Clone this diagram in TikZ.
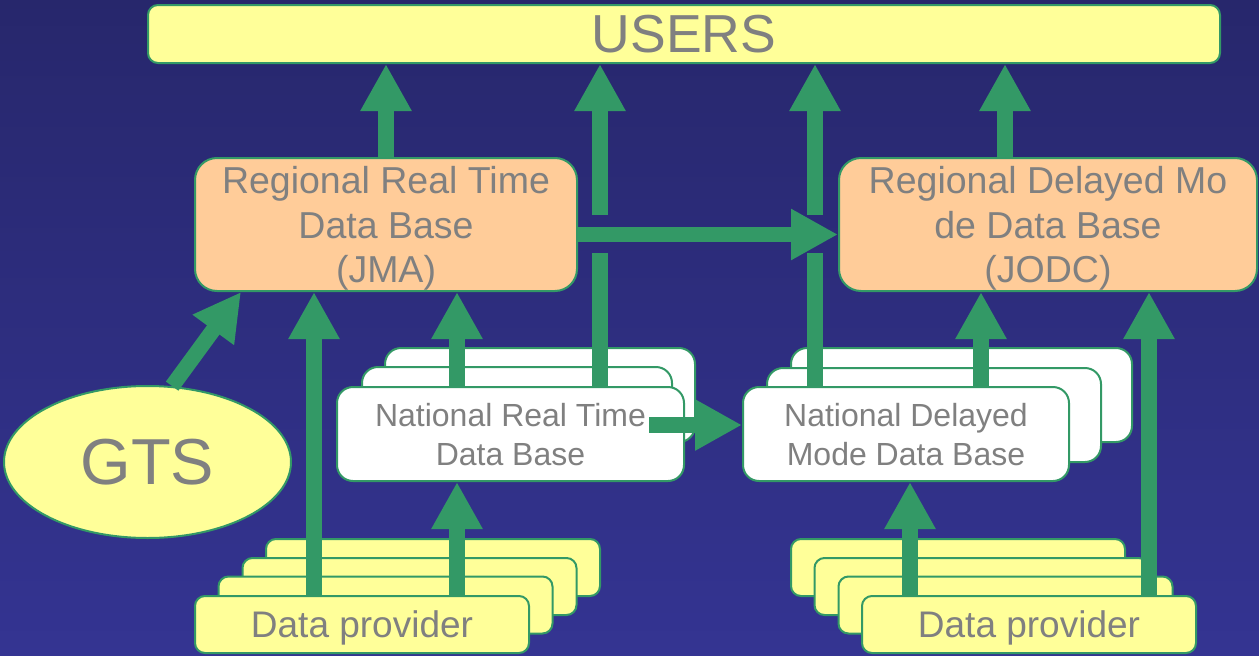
\documentclass[tikz,border=0pt]{standalone}
\usepackage{fontspec}
\setmainfont{Liberation Sans}
\usetikzlibrary{arrows.meta,shapes.geometric,positioning}

\definecolor{flowgreen}{RGB}{51,153,102}
\definecolor{paleyellow}{RGB}{255,255,153}
\definecolor{peach}{RGB}{255,204,153}
\definecolor{labelgray}{RGB}{128,128,128}
\definecolor{bgtop}{RGB}{39,39,108}
\definecolor{bgbottom}{RGB}{52,52,146}

\begin{document}
\begin{tikzpicture}[
x=1pt, y=-1pt,
box/.style={
    draw=flowgreen,
    line width=2pt,
    text=labelgray,
    align=center,
    inner sep=0pt
    },
userbox/.style={box, fill=paleyellow, rounded corners=10pt,
    minimum width=1072pt, minimum height=58pt,
    font=\fontsize{53.5}{58}\selectfont},
regbox/.style={box, fill=peach, rounded corners=22pt,
    minimum height=133pt, text depth=-3pt,
    font=\fontsize{37.5}{44.5}\selectfont},
natbox/.style={box, fill=white, rounded corners=16pt,
    minimum height=94pt, text depth=-4pt,
    font=\fontsize{32}{39}\selectfont},
provbox/.style={box, fill=paleyellow, rounded corners=10pt,
    minimum width=334pt, minimum height=57pt, text depth=-2pt,
    font=\fontsize{37}{42}\selectfont},
bar/.style={draw=flowgreen, line width=15.5pt},
flow/.style={bar, -{Triangle[length=47pt,width=48pt]}}
]

\fill[top color=bgtop, bottom color=bgbottom] (0,0) rectangle (1259,656);

% lanes of the vertical arrows, and the break round the JMA -> JODC arrow
\coordinate (gapt) at (0,215);
\coordinate (gapb) at (0,253);
\coordinate (upa) at (600,0);
\coordinate (upb) at (815,0);
\coordinate (upc) at (1005,0);
\coordinate (ina) at (314,0);
\coordinate (inb) at (457,0);
\coordinate (inc) at (910,0);
\coordinate (ind) at (981,0);
\coordinate (ine) at (1149,0);
\coordinate (gtsin) at (241,0);

\node[userbox] (usersbox) at (684,34) {USERS};
\node[regbox, minimum width=382pt] (rrtbox) at (386,224.5) {Regional Real Time\\Data Base\\(JMA)};
\node[regbox, minimum width=418pt] (rdmbox) at (1048,224.5) {Regional Delayed Mo\\de Data Base\\(JODC)};
\node[box, ellipse, fill=paleyellow, minimum width=287pt, minimum height=152pt,
    font=\fontsize{65}{70}\selectfont] (gtsnode) at (147.5,462) {GTS};

% national data bases, back copies first
\node[natbox, minimum width=310pt] (nrtboxc) at (540,395) {};
\node[natbox, minimum width=310pt] (nrtboxb) at (517,414) {};
\node[natbox, minimum width=347pt] (nrtbox) at (510.5,434) {National Real Time\\Data Base};
\node[natbox, minimum width=341pt] (ndmboxc) at (961.5,395) {};
\node[natbox, minimum width=334pt] (ndmboxb) at (934,415) {};
\node[natbox, minimum width=326pt] (ndmbox) at (906,434) {National Delayed\\Mode Data Base};

% data providers
\node[provbox] (dplboxd) at (433,567.5) {};
\node[provbox] (dplboxc) at (409.5,586.5) {};
\node[provbox] (dplboxb) at (385.5,605) {};
\node[provbox] (dplbox) at (362,624.5) {Data provider};
\node[provbox] (dprboxd) at (958,567.5) {};
\node[provbox] (dprboxc) at (981.5,586.5) {};
\node[provbox] (dprboxb) at (1005.5,605) {};
\node[provbox] (dprbox) at (1029,624.5) {Data provider};

% to the users
\draw[flow] (rrtbox.north) -- (rrtbox.north |- usersbox.south);
\draw[bar] (nrtbox.north -| upa) -- (gapb -| upa);
\draw[flow] (gapt -| upa) -- (usersbox.south -| upa);
\draw[bar] (ndmbox.north -| upb) -- (gapb -| upb);
\draw[flow] (gapt -| upb) -- (usersbox.south -| upb);
\draw[flow] (rdmbox.north -| upc) -- (usersbox.south -| upc);

% between the data bases
\draw[flow] ([yshift=-10pt]rrtbox.east) -- ([yshift=-10pt]rdmbox.west);
\draw[flow] ([shift={(-36pt,9pt)}]nrtbox.east) -- ([yshift=9pt]ndmbox.west);
\draw[flow] (nrtbox.north -| inb) -- (rrtbox.south -| inb);
\draw[flow] (ndmbox.north -| ind) -- (rdmbox.south -| ind);

% inputs
\draw[flow] (gtsnode.72) -- (rrtbox.south -| gtsin);
\draw[flow] (dplbox.north -| ina) -- (rrtbox.south -| ina);
\draw[flow] (dplbox.north -| inb) -- (nrtbox.south -| inb);
\draw[flow] (dprbox.north -| inc) -- (ndmbox.south -| inc);
\draw[flow] (dprbox.north -| ine) -- (rdmbox.south -| ine);

\end{tikzpicture}
\end{document}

**What to work on**
Omit every picture while copying the listing above exactly.

**Correct output**
Clone this diagram in TikZ.
\documentclass[tikz,border=0pt]{standalone}
\usepackage{fontspec}
\setmainfont{Liberation Sans}
\usetikzlibrary{arrows.meta,shapes.geometric,positioning}

\definecolor{flowgreen}{RGB}{51,153,102}
\definecolor{paleyellow}{RGB}{255,255,153}
\definecolor{peach}{RGB}{255,204,153}
\definecolor{labelgray}{RGB}{128,128,128}
\definecolor{bgtop}{RGB}{39,39,108}
\definecolor{bgbottom}{RGB}{52,52,146}

\begin{document}
\begin{tikzpicture}[
x=1pt, y=-1pt,
box/.style={
    draw=flowgreen,
    line width=2pt,
    text=labelgray,
    align=center,
    inner sep=0pt
    },
userbox/.style={box, fill=paleyellow, rounded corners=10pt,
    minimum width=1072pt, minimum height=58pt,
    font=\fontsize{53.5}{58}\selectfont},
regbox/.style={box, fill=peach, rounded corners=22pt,
    minimum height=133pt, text depth=-3pt,
    font=\fontsize{37.5}{44.5}\selectfont},
natbox/.style={box, fill=white, rounded corners=16pt,
    minimum height=94pt, text depth=-4pt,
    font=\fontsize{32}{39}\selectfont},
provbox/.style={box, fill=paleyellow, rounded corners=10pt,
    minimum width=334pt, minimum height=57pt, text depth=-2pt,
    font=\fontsize{37}{42}\selectfont},
bar/.style={draw=flowgreen, line width=15.5pt},
flow/.style={bar, -{Triangle[length=47pt,width=48pt]}}
]

\fill[top color=bgtop, bottom color=bgbottom] (0,0) rectangle (1259,656);

% lanes of the vertical arrows, and the break round the JMA -> JODC arrow
\coordinate (gapt) at (0,215);
\coordinate (gapb) at (0,253);
\coordinate (upa) at (600,0);
\coordinate (upb) at (815,0);
\coordinate (upc) at (1005,0);
\coordinate (ina) at (314,0);
\coordinate (inb) at (457,0);
\coordinate (inc) at (910,0);
\coordinate (ind) at (981,0);
\coordinate (ine) at (1149,0);
\coordinate (gtsin) at (241,0);

\node[userbox] (usersbox) at (684,34) {USERS};
\node[regbox, minimum width=382pt] (rrtbox) at (386,224.5) {Regional Real Time\\Data Base\\(JMA)};
\node[regbox, minimum width=418pt] (rdmbox) at (1048,224.5) {Regional Delayed Mo\\de Data Base\\(JODC)};
\node[box, ellipse, fill=paleyellow, minimum width=287pt, minimum height=152pt,
    font=\fontsize{65}{70}\selectfont] (gtsnode) at (147.5,462) {GTS};

% national data bases, back copies first
\node[natbox, minimum width=310pt] (nrtboxc) at (540,395) {};
\node[natbox, minimum width=310pt] (nrtboxb) at (517,414) {};
\node[natbox, minimum width=347pt] (nrtbox) at (510.5,434) {National Real Time\\Data Base};
\node[natbox, minimum width=341pt] (ndmboxc) at (961.5,395) {};
\node[natbox, minimum width=334pt] (ndmboxb) at (934,415) {};
\node[natbox, minimum width=326pt] (ndmbox) at (906,434) {National Delayed\\Mode Data Base};

% data providers
\node[provbox] (dplboxd) at (433,567.5) {};
\node[provbox] (dplboxc) at (409.5,586.5) {};
\node[provbox] (dplboxb) at (385.5,605) {};
\node[provbox] (dplbox) at (362,624.5) {Data provider};
\node[provbox] (dprboxd) at (958,567.5) {};
\node[provbox] (dprboxc) at (981.5,586.5) {};
\node[provbox] (dprboxb) at (1005.5,605) {};
\node[provbox] (dprbox) at (1029,624.5) {Data provider};

% to the users
\draw[flow] (rrtbox.north) -- (rrtbox.north |- usersbox.south);
\draw[bar] (nrtbox.north -| upa) -- (gapb -| upa);
\draw[flow] (gapt -| upa) -- (usersbox.south -| upa);
\draw[bar] (ndmbox.north -| upb) -- (gapb -| upb);
\draw[flow] (gapt -| upb) -- (usersbox.south -| upb);
\draw[flow] (rdmbox.north -| upc) -- (usersbox.south -| upc);

% between the data bases
\draw[flow] ([yshift=-10pt]rrtbox.east) -- ([yshift=-10pt]rdmbox.west);
\draw[flow] ([shift={(-36pt,9pt)}]nrtbox.east) -- ([yshift=9pt]ndmbox.west);
\draw[flow] (nrtbox.north -| inb) -- (rrtbox.south -| inb);
\draw[flow] (ndmbox.north -| ind) -- (rdmbox.south -| ind);

% inputs
\draw[flow] (gtsnode.72) -- (rrtbox.south -| gtsin);
\draw[flow] (dplbox.north -| ina) -- (rrtbox.south -| ina);
\draw[flow] (dplbox.north -| inb) -- (nrtbox.south -| inb);
\draw[flow] (dprbox.north -| inc) -- (ndmbox.south -| inc);
\draw[flow] (dprbox.north -| ine) -- (rdmbox.south -| ine);

\end{tikzpicture}
\end{document}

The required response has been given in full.